Jusqu’où ira le baril ?

Publié le 29 mars 2005 Lecture : 2 minutes.

Le niveau extraordinairement élevé des prix du pétrole depuis de très nombreux mois ne peut plus être interprété comme un simple « accident », consécutif à la guerre d’Irak et à ses avatars. Installés depuis peu nettement en dessus de 50 dollars le baril, parfois même à peine en dessous de 60 dollars comme pendant la seconde partie du mois de mars, les cours du brut n’ont, depuis un an et demi, plus aucun rapport avec la fourchette des 22-28 dollars qui constitue théoriquement l’objectif tarifaire poursuivi par l’Opep (Organisation des pays exportateurs de pétrole).
C’est tellement évident que plusieurs États membres de l’organisation, à commencer par le Venezuela d’Hugo Chávez, ont déjà fait savoir qu’ils considéraient désormais que le prix d’équilibre du brut devrait être bientôt fortement réévalué.

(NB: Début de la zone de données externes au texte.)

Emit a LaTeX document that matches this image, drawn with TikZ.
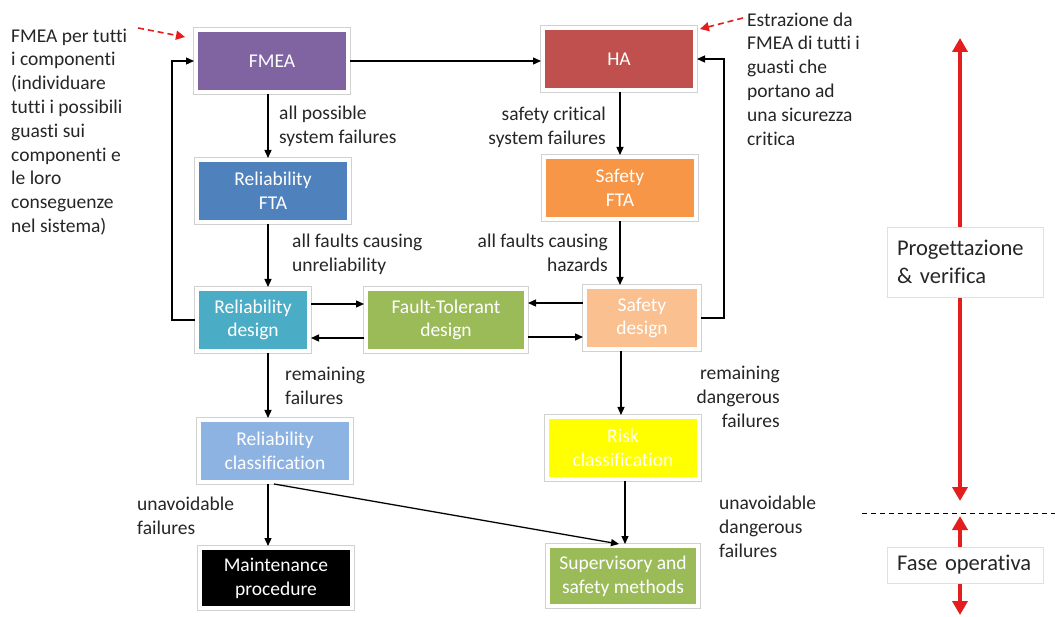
\documentclass[tikz,border=0pt]{standalone}
\usepackage{fontspec}
\setmainfont{Carlito}[Ligatures=NoCommon]
\usetikzlibrary{arrows.meta}
\definecolor{cFMEA}{HTML}{8064A2}
\definecolor{cHA}{HTML}{C0504D}
\definecolor{cRelFTA}{HTML}{4F81BD}
\definecolor{cSafFTA}{HTML}{F79646}
\definecolor{cRelDes}{HTML}{4BACC6}
\definecolor{cFT}{HTML}{9BBB59}
\definecolor{cSafDes}{HTML}{FAC090}
\definecolor{cRelCls}{HTML}{8DB3E2}
\definecolor{cRisk}{HTML}{FFFF00}
\definecolor{cRed}{HTML}{E41E1E}
\tikzset{
  box/.style={fill=#1, draw=white, line width=4pt,
    preaction={draw=black!18, line width=5.6pt},
    text=white, align=center, inner sep=0pt,
    minimum width=152pt, minimum height=62pt},
  arr/.style={-{Triangle[length=8pt,width=7pt]}, line width=1.3pt, black},
  redarr/.style={-{Triangle[length=9pt,width=9pt]}, line width=1.6pt, cRed, dash pattern=on 6pt off 4pt},
  bigred/.style={{Triangle[length=14pt,width=15pt]}-{Triangle[length=14pt,width=15pt]}, line width=4pt, cRed},
  lbl/.style={inner sep=0pt, align=left, text=black!85},
  phase/.style={fill=white, draw=black!12, line width=0.8pt, inner xsep=10pt, inner ysep=0pt,
    text width=136pt, align=left, font=\fontsize{22.5}{27.5}\selectfont, text=black!85}
}
\begin{document}
\begin{tikzpicture}[x=1pt,y=-1pt]
\fontsize{19.5}{23.8}\selectfont
\useasboundingbox[fill=white] (0,0) rectangle (1055,617);

% boxes
\node[box=cFMEA] (fmea) at (272,61) {FMEA};
\node[box=cHA] (ha) at (619,59) {HA};
\node[box=cRelFTA] (relfta) at (273,191) {Reliability\\FTA};
\node[box=cSafFTA] (saffta) at (620,188) {Safety\\FTA};
\node[box=cRelDes, minimum width=112pt] (reldes) at (253,320) {Reliability\\design};
\node[box=cFT, minimum width=160pt] (ft) at (446,320) {Fault-Tolerant\\design};
\node[box=cSafDes, minimum width=114pt] (safdes) at (642,318) {Safety\\design};
\node[box=cRelCls] (relcls) at (275,451) {Reliability\\classification};
\node[box=cRisk] (risk) at (623,448) {Risk\\classification};
\node[box=black, minimum height=60pt] (maint) at (276,578) {Maintenance\\procedure};
\node[box=cFT, minimum width=150pt, minimum height=60pt] (sup) at (623,576) {Supervisory and\\safety methods};

% column coordinates
\coordinate (cl) at (268,0);
\coordinate (cr) at (620,0);

% arrows
\draw[arr] (fmea.east) -- (fmea.east -| ha.west);
\draw[arr] (fmea.south -| cl) -- (relfta.north -| cl);
\draw[arr] (ha.south -| cr) -- (saffta.north -| cr);
\draw[arr] (relfta.south -| cl) -- (reldes.north -| cl);
\draw[arr] (saffta.south -| cr) -- (safdes.north -| cr);
\draw[arr] (reldes.west) -- (reldes.west -| 172,0) |- (fmea.west);
\draw[arr] (safdes.east) -- (safdes.east -| 724,0) |- (ha.east);
\draw[arr] (reldes.east |- 0,304) -- (ft.west |- 0,304);
\draw[arr] (ft.west |- 0,338) -- (reldes.east |- 0,338);
\draw[arr] (safdes.west |- 0,303) -- (ft.east |- 0,303);
\draw[arr] (ft.east |- 0,337) -- (safdes.west |- 0,337);
\draw[arr] (reldes.south -| cl) -- (relcls.north -| cl);
\draw[arr] (safdes.south -| 621,0) -- (risk.north -| 621,0);
\draw[arr] (relcls.south -| cl) -- (maint.north -| cl);
\draw[arr] (risk.south -| 625,0) -- (sup.north -| 625,0);
\draw[arr] (relcls.south -| 274,0) -- (sup.north -| 619,0);

% labels
\node[lbl, anchor=west] (l1) at (279,126) {all possible\\system failures};
\node[lbl, anchor=east, align=right] (l2) at (606,127) {safety critical\\system failures};
\node[lbl, anchor=west] (l3) at (292,254) {all faults causing\\unreliability};
\node[lbl, anchor=east, align=right] (l4) at (608,253) {all faults causing\\hazards};
\node[lbl, anchor=west] (l5) at (285,386) {remaining\\failures};
\node[lbl, anchor=east, align=right] (l6) at (780,397) {remaining\\dangerous\\failures};
\node[lbl, anchor=west] (l7) at (137,516) {unavoidable\\failures};
\node[lbl, anchor=west] (l8) at (719,527) {unavoidable\\dangerous\\failures};

% notes
\node[lbl, anchor=west] (nl) at (11,132) {FMEA per tutti\\i componenti\\(individuare\\tutti i possibili\\guasti sui\\componenti e\\le loro\\conseguenze\\nel sistema)};
\node[lbl, anchor=west] (nr) at (747,79) {Estrazione da\\FMEA di tutti i\\guasti che\\portano ad\\una sicurezza\\critica};
\coordinate (la) at (138,28);
\coordinate (lb) at (185,37);
\coordinate (ra) at (743,18);
\coordinate (rb) at (700,29);
\draw[redarr] (la) -- (lb);
\draw[redarr] (ra) -- (rb);

% right panel
\coordinate (t1) at (960,38);
\coordinate (b1) at (960,501);
\coordinate (t2) at (960,516);
\coordinate (b2) at (960,615);
\draw[bigred] (t1) -- (b1);
\draw[bigred] (t2) -- (b2);
\coordinate (d1) at (862,513);
\coordinate (d2) at (1055,513);
\draw[dash pattern=on 5pt off 4pt, line width=1pt] (d1) -- (d2);
\node[phase, minimum height=70pt] (p1) at (965,262) {\mbox{Progettazione}\\\mbox{\& verifica}};
\node[phase, minimum height=36pt] (p2) at (965,565) {\mbox{Fase operativa}};
\end{tikzpicture}
\end{document}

Il se situera quelque part entre 40 et 50 dollars le baril au minimum en 2005, affirmait récemment l’homme fort du cartel, le Saoudien Ali al-Naimi. Et d’aucuns d’évoquer pour les années, sinon les mois à venir, un pétrole à 80, voire 100 dollars le baril.
Les pays producteurs ne manquent pas d’arguments pour soutenir leur position. Car si, en l’absence de pénurie réelle ou même probable, une bonne part de la hausse actuelle est due à la spéculation qu’entretiennent les initiatives américaines belliqueuses en Irak et ailleurs, elle n’est pas pour autant entièrement attribuable à cet élément destiné – on peut l’espérer – à disparaître. La baisse spectaculaire, depuis deux ans, de la monnaie de compte du commerce de l’or noir, le dollar, pousse évidemment les cours à grimper, car les différents opérateurs ne veulent pas perdre de leur pouvoir d’achat. Et, de plus, en monnaie constante, le pétrole n’est pas aujourd’hui hors de prix par rapport à ce qu’il valait il y a un quart de siècle, bien au contraire. Cela alors même que les producteurs – les États comme les compagnies internationales – ont plutôt réduit, malgré leurs revenus colossaux, leurs investissements dans l’exploration et la mise en valeur de nouveaux gisements.
Faut-il donc considérer que nous sommes entrés dans l’ère du pétrole cher, et même très cher pour tous les pays consommateurs du Sud, les premiers pénalisés ? Et que nous assistons, trente ans après le premier « choc pétrolier », à une nouvelle prise de pouvoir durable de l’Opep sur le marché ? Il serait hasardeux de répondre par l’affirmative à ces deux questions. D’abord parce que les « fondamentaux » du marché ne vont pas dans ce sens, même à long terme : il y avait trente-quatre ans de réserves en fonction de la consommation effective en 1972, il y en a environ quarante aujourd’hui ! Et il faut savoir que si les prix continuaient de s’envoler, cela rentabiliserait l’exploitation des schistes bitumineux, et l’horizon des réserves s’éloignerait encore plus. En outre, il est évident que l’Opep n’a guère de prise sur le marché, ne faisant qu’appliquer depuis deux ans la célèbre maxime de Cocteau : « Puisque ces événements nous dépassent, feignons d’en être les organisateurs. » Voilà pourquoi, sauf nouvel imprévu, il ne faut rien exclure, pas même un retour à des prix plus modérés – entre 30 et 40 dollars ? – d’ici à la fin de l’année.